A few days after I returned from Canada in February, I wrote a post titled "I Just Stood There" about the hate-filled comments concerning the transgender pilot of our flight and my shameful confession about standing there and doing nothing in response. I wasn't at all surprised when I began receiving a plethora of emails regarding that post, but I was shocked that so many of the notes said basically the same thing ... that I did exactly what I should have done ... hung my head in shame, prayed the men didn't notice me, fought back the tears and kept my mouth shut. I got hundreds of messages telling me that staying quiet and not speaking out against the hatred the men were spewing was the right thing to do ... the safe thing to do ... the only thing to do. The more notes I read telling me to never ever speak up in a situation such as the one that occurred in the Edmonton airport that cold February morning, the more it weighed on me ... obviously ... more than a month later, it's still weighing on me. It's weighing on me so much that I simply must beg to differ with those who admonished me for feeling guilty because I didn't speak up ... I beg to differ in a big, huge way ... sorry, but I do.

The truth is the situation with the transgender pilot isn't the first time I've heard or seen hatred in action, and it's also not the first time I stood by and did nothing in the presence of that hatred. I've heard and seen some really vile and nasty commentary poured out on other people ... heck, I've had it poured out on me personally. But here's the thing ... the hateful and disgusting things those guys said about the pilot that day could have just as easily been directed toward anyone who was different from them. They may not use the same words, but the same hate rears its ugly head every day ... toward differing races and nationalities ... toward those who are disabled or handicapped ... toward people who are obese ... toward folks with mental illness ... toward Christians ... toward atheists ... toward the elderly ... toward the young ... toward you ... toward me ... yep, hate rears its ugly head every single day in a million different ways, friends ... you bet it does ... you bet it does indeed.

Now before you slam me with a million emails, I'm not saying I should speak up every single time someone speaks in a derogatory manner about or to someone else ... I'm not completely stupid just yet. What I am saying is that if everyone does what I did at the airport ... nothing ... if everyone does nothing, then nothing will ever be done. And if nothing ever gets done ... if everyone stands with their heads hung in shame ... if everyone prays not to be seen ... if everyone fights back the tears of injustice ... if everyone keeps their mouths shut, then hate wins. If everyone remains silent, then silence will be all that remains. I beg to differ that I did the right thing in the airport that day ... I beg to differ that my personal safety was more important than speaking up ... I beg to differ that I did the only thing I could do ... because I could have and should have done so much more.

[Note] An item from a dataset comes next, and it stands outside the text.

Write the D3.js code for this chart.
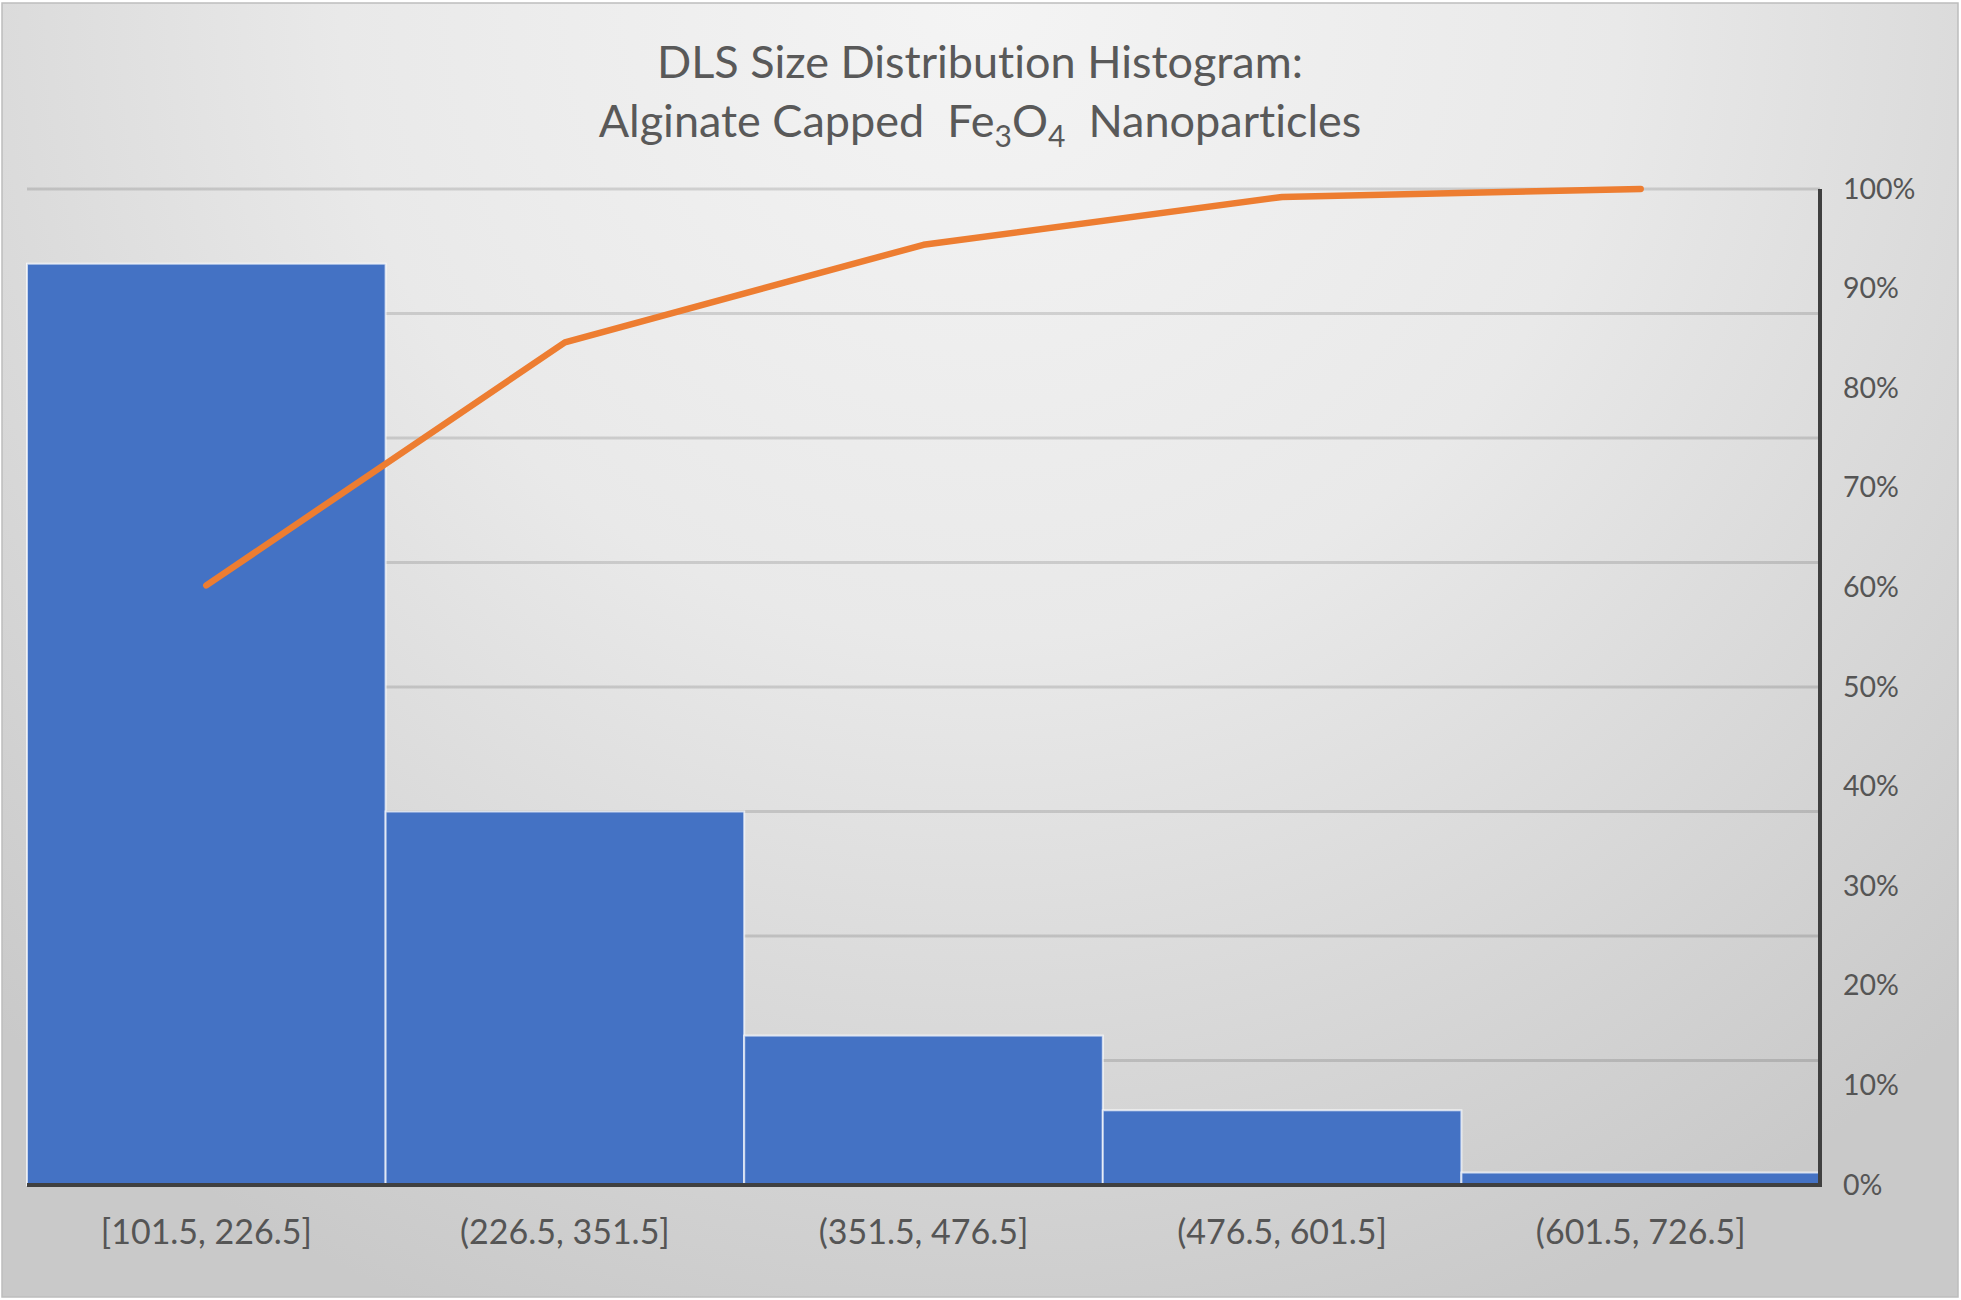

I'm sure you're wondering what in the world my opening story about my little family's game of "I've Never" has to do with my subject matter for the evening, so here's why I chose that particular story. There are a ton of things I've never done, and to list them all would take a gazillion posts but there's one certain thing I've never done that ranks way up on the list ... I've never been a fighter. I've never thrown a punch at another human being (though I did wallop my Bozo the Clown punching bag pretty good when I was a little kid). No matter how angry I've been or how frustrated I was, I've never punched anyone out of anger. I've never been a fighter, especially when it comes to fighting for myself. But as I've gotten older, I've come to realize that there are some things ... certain people ... in my life I need to fight for ...  ... like Meghann, Barrett, Brad, Shelby, Matt and Becca ... like Coraline and Amelie ... like my faith in God ... like friendship ... like my canine buddies Julie and Ollie ... like me being myself ... like you being yourself ... like love ... like peace ... like freedom ... like happiness ... like loyalty ... like compassion ... like a whole, whole, whole lot more other things as well. I don't have to punch anyone to fight for those wonderful things ... I have to fight for those things ... for those people ... with my heart.

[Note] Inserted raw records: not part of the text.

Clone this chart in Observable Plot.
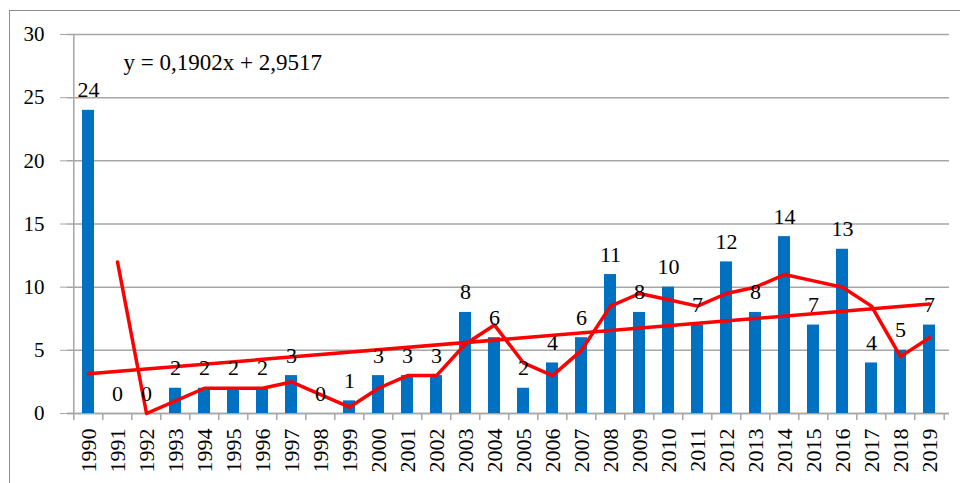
<!DOCTYPE html>
<html>
<head>
<meta charset="utf-8">
<script src="https://cdn.jsdelivr.net/npm/d3@7"></script>
<script src="https://cdn.jsdelivr.net/npm/@observablehq/plot@0.6"></script>
<style>
  body { margin: 0; background: #fff; }
  #wrap { position: relative; width: 960px; height: 483px; overflow: hidden; }
  #border { position: absolute; left: 9px; top: 10px; width: 1000px; height: 600px; border: 1.5px solid #8c8c8c; box-sizing: border-box; }
  #chart { position: absolute; left: 0; top: 0; }
  #chart svg, #chart svg text, #chart svg g { font-family: "Liberation Serif", "Times New Roman", serif !important; }
  #meta { position: absolute; left: 0; top: 700px; font: 12px monospace; white-space: pre-wrap; width: 600px; }
</style>
</head>
<body>
<div id="wrap"><div id="border"></div><div id="chart"></div><div id="meta"></div></div>
<script>
const years = ["1990","1991","1992","1993","1994","1995","1996","1997","1998","1999","2000","2001","2002","2003","2004","2005","2006","2007","2008","2009","2010","2011","2012","2013","2014","2015","2016","2017","2018","2019"];
const counts = [24,0,0,2,2,2,2,3,0,1,3,3,3,8,6,2,4,6,11,8,10,7,12,8,14,7,13,4,5,7];
const avgYears = ["1991","1992","1993","1994","1995","1996","1997","1998","1999","2000","2001","2002","2003","2004","2005","2006","2007","2008","2009","2010","2011","2012","2013","2014","2015","2016","2017","2018","2019"];
const movingAvg = [12,0,1,2,2,2,2.5,1.5,0.5,2,3,3,5.5,7,4,3,5,8.5,9.5,9,8.5,9.5,10,11,10.5,10,8.5,4.5,6];
const trendYears = ["1990","2019"];
const trendValues = [3.14,8.66];
const yTicks = [0,5,10,15,20,25,30];
const equation = "y = 0,1902x + 2,9517";

const bars = years.map((y, i) => ({year: y, value: counts[i]}));
const avg = avgYears.map((y, i) => ({year: y, value: movingAvg[i]}));
const trend = trendYears.map((y, i) => ({year: y, value: trendValues[i]}));

const half = (960 - 67 - 11) / years.length / 2;
const grid = "#a6a6a6";
const serif = "Liberation Serif";

const chart = Plot.plot({
  width: 960,
  height: 483,
  marginLeft: 67,
  marginRight: 11,
  marginTop: 34,
  marginBottom: 70,
  style: {fontFamily: serif, fontSize: "20px", color: "#000", background: "transparent"},
  x: {type: "band", domain: years, paddingInner: 0.6, paddingOuter: 0.3, label: null},
  y: {domain: [0, 30], label: null},
  marks: [
    Plot.gridY(yTicks, {stroke: grid, strokeOpacity: 1, strokeWidth: 1.5}),
    Plot.axisY(yTicks, {tickSize: 7, tickPadding: 16, stroke: grid, fontSize: 21, fontFamily: serif, label: null}),
    Plot.ruleX([years[0]], {dx: -half, y1: 0, y2: 30, stroke: grid, strokeWidth: 1.5}),
    Plot.ruleX(years, {dx: -half, y1: 0, y2: -0.55, stroke: grid, strokeWidth: 1.5}),
    Plot.ruleX([years[years.length - 1]], {dx: half, y1: 0, y2: -0.55, stroke: grid, strokeWidth: 1.5}),
    Plot.ruleY([0], {stroke: grid, strokeWidth: 1.5}),
    Plot.barY(bars, {x: "year", y: "value", fill: "#0070c0"}),
    Plot.line(trend, {x: "year", y: "value", stroke: "#ff0000", strokeWidth: 3.5}),
    Plot.line(avg, {x: "year", y: "value", stroke: "#ff0000", strokeWidth: 3.5}),
    Plot.text(bars, {x: "year", y: "value", text: d => String(d.value), dy: -20, fontSize: 22, fontFamily: serif, fill: "#000"}),
    Plot.text([equation], {frameAnchor: "top-left", dx: 56, dy: 28, textAnchor: "start", lineAnchor: "middle", fontSize: 23, fontFamily: serif, fill: "#000"}),
    Plot.axisX({tickRotate: -90, tickSize: 0, tickPadding: 15, fontSize: 22, fontFamily: serif, label: null})
  ]
});
document.getElementById("chart").appendChild(chart);
const firstTick = chart.querySelector('g[aria-label="y-axis tick label"] text');
if (firstTick) {
  const bb = firstTick.getBBox();
  document.getElementById("meta").textContent = "y-axis " + [bb.x, bb.y, bb.width, bb.height].join(",");
}
</script>
</body>
</html>
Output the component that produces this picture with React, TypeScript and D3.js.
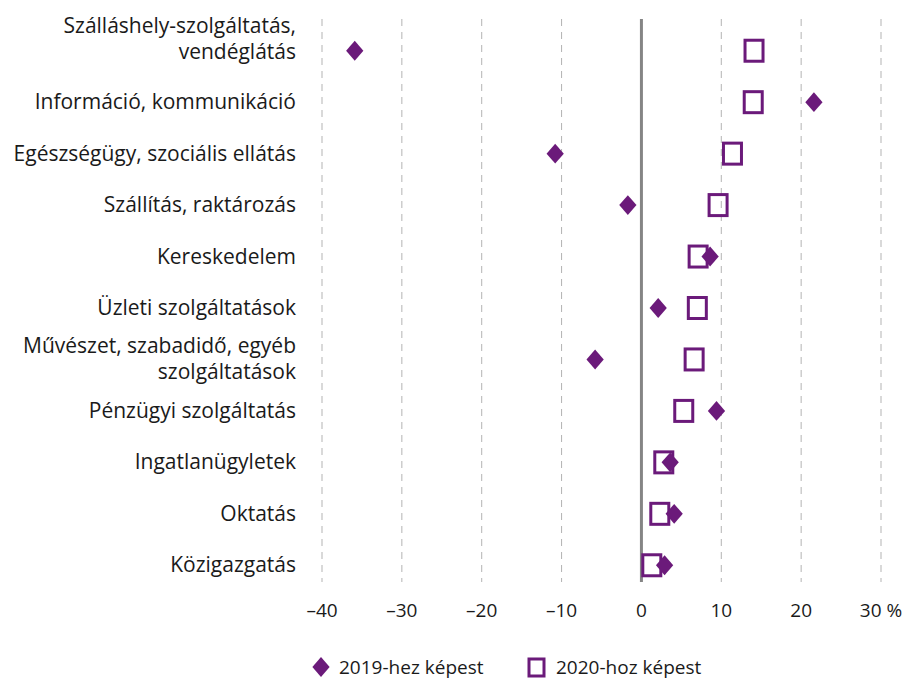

I've never been a fighter ... but I have had a period or two in my day.








1 comment:

Mighty Minimalist Mama said...

Your gift, Terrie, is one of inspiration. Most of us cannot stand in front of a group of people and speak so eloquently that the audience is moved to change and act upon the inspiration they have received. I believe you are a fighter as well that chooses your battles. From the list you gave, you have chosen wisely. The words you shared in your post from the experience at the airport have certainly inspired others to evaluate their responses to hate.

I'm a helper and I realized through your post that I can help people shift their paradigm when it comes to judgement thinking. You can inspire them to be better. Others will give such people a good ol' fashion smack down with words or fists, depending on the situation.

Whatever our gift is, we need to take every opportunity we have to use it. Change happens in the everyday words and actions we choose. The choice to learn and grow from mistakes is ours as well. You have chosen wisely my friend.